### INFORMATION PROVIDED
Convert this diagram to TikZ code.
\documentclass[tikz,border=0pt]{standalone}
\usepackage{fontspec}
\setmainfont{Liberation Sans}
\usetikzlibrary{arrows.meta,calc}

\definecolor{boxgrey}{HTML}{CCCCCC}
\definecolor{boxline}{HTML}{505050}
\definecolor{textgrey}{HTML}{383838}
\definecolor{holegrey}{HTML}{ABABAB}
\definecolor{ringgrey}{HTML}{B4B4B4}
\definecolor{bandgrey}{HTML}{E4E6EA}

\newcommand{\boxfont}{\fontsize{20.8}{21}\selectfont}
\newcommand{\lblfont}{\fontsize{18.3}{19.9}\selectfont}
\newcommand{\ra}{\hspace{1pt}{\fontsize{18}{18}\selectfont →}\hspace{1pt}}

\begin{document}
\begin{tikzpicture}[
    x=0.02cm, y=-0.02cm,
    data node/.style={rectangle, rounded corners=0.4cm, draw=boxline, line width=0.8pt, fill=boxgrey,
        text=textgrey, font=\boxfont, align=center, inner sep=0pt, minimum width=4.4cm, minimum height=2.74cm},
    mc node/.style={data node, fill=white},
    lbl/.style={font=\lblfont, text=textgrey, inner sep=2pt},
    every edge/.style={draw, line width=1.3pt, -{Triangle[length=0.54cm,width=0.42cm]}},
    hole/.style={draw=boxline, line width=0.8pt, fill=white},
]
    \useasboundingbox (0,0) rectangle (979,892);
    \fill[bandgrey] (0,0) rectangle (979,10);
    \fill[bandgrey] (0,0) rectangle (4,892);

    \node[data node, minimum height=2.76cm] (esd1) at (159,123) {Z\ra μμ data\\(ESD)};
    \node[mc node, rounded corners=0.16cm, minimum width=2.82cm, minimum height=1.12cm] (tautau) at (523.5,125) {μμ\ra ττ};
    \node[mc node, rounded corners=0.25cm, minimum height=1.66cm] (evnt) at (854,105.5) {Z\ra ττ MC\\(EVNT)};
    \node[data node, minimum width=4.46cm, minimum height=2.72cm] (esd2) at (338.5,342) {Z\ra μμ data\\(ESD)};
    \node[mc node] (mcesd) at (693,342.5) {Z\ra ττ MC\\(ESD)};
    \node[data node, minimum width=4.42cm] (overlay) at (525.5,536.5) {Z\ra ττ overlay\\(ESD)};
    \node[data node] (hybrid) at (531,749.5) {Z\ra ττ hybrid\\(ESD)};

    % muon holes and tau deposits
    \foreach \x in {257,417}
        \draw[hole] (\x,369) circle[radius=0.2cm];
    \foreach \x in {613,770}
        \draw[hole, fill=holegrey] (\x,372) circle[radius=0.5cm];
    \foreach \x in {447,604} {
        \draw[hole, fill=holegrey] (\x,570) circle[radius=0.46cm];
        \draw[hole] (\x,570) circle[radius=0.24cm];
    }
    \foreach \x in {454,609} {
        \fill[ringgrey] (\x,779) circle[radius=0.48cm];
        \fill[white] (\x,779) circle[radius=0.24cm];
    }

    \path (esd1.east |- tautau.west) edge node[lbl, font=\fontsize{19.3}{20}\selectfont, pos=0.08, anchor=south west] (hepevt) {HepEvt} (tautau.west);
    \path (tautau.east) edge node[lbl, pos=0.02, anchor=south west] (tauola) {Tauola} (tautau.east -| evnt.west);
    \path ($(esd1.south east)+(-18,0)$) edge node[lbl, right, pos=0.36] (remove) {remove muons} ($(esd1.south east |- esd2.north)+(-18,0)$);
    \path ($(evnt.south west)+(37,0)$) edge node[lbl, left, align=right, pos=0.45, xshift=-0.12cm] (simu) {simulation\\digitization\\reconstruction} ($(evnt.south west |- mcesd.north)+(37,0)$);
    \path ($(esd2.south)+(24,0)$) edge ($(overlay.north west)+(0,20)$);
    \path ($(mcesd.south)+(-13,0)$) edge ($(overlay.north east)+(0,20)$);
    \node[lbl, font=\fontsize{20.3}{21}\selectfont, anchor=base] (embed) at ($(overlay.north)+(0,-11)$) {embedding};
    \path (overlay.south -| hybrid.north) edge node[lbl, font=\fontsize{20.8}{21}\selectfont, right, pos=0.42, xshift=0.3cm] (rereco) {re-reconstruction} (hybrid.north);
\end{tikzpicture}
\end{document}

### PROBLEM TO WORK ON
Give the complete listing a second time, exactly as it reads.

### SOLVED PROBLEM
Convert this diagram to TikZ code.
\documentclass[tikz,border=0pt]{standalone}
\usepackage{fontspec}
\setmainfont{Liberation Sans}
\usetikzlibrary{arrows.meta,calc}

\definecolor{boxgrey}{HTML}{CCCCCC}
\definecolor{boxline}{HTML}{505050}
\definecolor{textgrey}{HTML}{383838}
\definecolor{holegrey}{HTML}{ABABAB}
\definecolor{ringgrey}{HTML}{B4B4B4}
\definecolor{bandgrey}{HTML}{E4E6EA}

\newcommand{\boxfont}{\fontsize{20.8}{21}\selectfont}
\newcommand{\lblfont}{\fontsize{18.3}{19.9}\selectfont}
\newcommand{\ra}{\hspace{1pt}{\fontsize{18}{18}\selectfont →}\hspace{1pt}}

\begin{document}
\begin{tikzpicture}[
    x=0.02cm, y=-0.02cm,
    data node/.style={rectangle, rounded corners=0.4cm, draw=boxline, line width=0.8pt, fill=boxgrey,
        text=textgrey, font=\boxfont, align=center, inner sep=0pt, minimum width=4.4cm, minimum height=2.74cm},
    mc node/.style={data node, fill=white},
    lbl/.style={font=\lblfont, text=textgrey, inner sep=2pt},
    every edge/.style={draw, line width=1.3pt, -{Triangle[length=0.54cm,width=0.42cm]}},
    hole/.style={draw=boxline, line width=0.8pt, fill=white},
]
    \useasboundingbox (0,0) rectangle (979,892);
    \fill[bandgrey] (0,0) rectangle (979,10);
    \fill[bandgrey] (0,0) rectangle (4,892);

    \node[data node, minimum height=2.76cm] (esd1) at (159,123) {Z\ra μμ data\\(ESD)};
    \node[mc node, rounded corners=0.16cm, minimum width=2.82cm, minimum height=1.12cm] (tautau) at (523.5,125) {μμ\ra ττ};
    \node[mc node, rounded corners=0.25cm, minimum height=1.66cm] (evnt) at (854,105.5) {Z\ra ττ MC\\(EVNT)};
    \node[data node, minimum width=4.46cm, minimum height=2.72cm] (esd2) at (338.5,342) {Z\ra μμ data\\(ESD)};
    \node[mc node] (mcesd) at (693,342.5) {Z\ra ττ MC\\(ESD)};
    \node[data node, minimum width=4.42cm] (overlay) at (525.5,536.5) {Z\ra ττ overlay\\(ESD)};
    \node[data node] (hybrid) at (531,749.5) {Z\ra ττ hybrid\\(ESD)};

    % muon holes and tau deposits
    \foreach \x in {257,417}
        \draw[hole] (\x,369) circle[radius=0.2cm];
    \foreach \x in {613,770}
        \draw[hole, fill=holegrey] (\x,372) circle[radius=0.5cm];
    \foreach \x in {447,604} {
        \draw[hole, fill=holegrey] (\x,570) circle[radius=0.46cm];
        \draw[hole] (\x,570) circle[radius=0.24cm];
    }
    \foreach \x in {454,609} {
        \fill[ringgrey] (\x,779) circle[radius=0.48cm];
        \fill[white] (\x,779) circle[radius=0.24cm];
    }

    \path (esd1.east |- tautau.west) edge node[lbl, font=\fontsize{19.3}{20}\selectfont, pos=0.08, anchor=south west] (hepevt) {HepEvt} (tautau.west);
    \path (tautau.east) edge node[lbl, pos=0.02, anchor=south west] (tauola) {Tauola} (tautau.east -| evnt.west);
    \path ($(esd1.south east)+(-18,0)$) edge node[lbl, right, pos=0.36] (remove) {remove muons} ($(esd1.south east |- esd2.north)+(-18,0)$);
    \path ($(evnt.south west)+(37,0)$) edge node[lbl, left, align=right, pos=0.45, xshift=-0.12cm] (simu) {simulation\\digitization\\reconstruction} ($(evnt.south west |- mcesd.north)+(37,0)$);
    \path ($(esd2.south)+(24,0)$) edge ($(overlay.north west)+(0,20)$);
    \path ($(mcesd.south)+(-13,0)$) edge ($(overlay.north east)+(0,20)$);
    \node[lbl, font=\fontsize{20.3}{21}\selectfont, anchor=base] (embed) at ($(overlay.north)+(0,-11)$) {embedding};
    \path (overlay.south -| hybrid.north) edge node[lbl, font=\fontsize{20.8}{21}\selectfont, right, pos=0.42, xshift=0.3cm] (rereco) {re-reconstruction} (hybrid.north);
\end{tikzpicture}
\end{document}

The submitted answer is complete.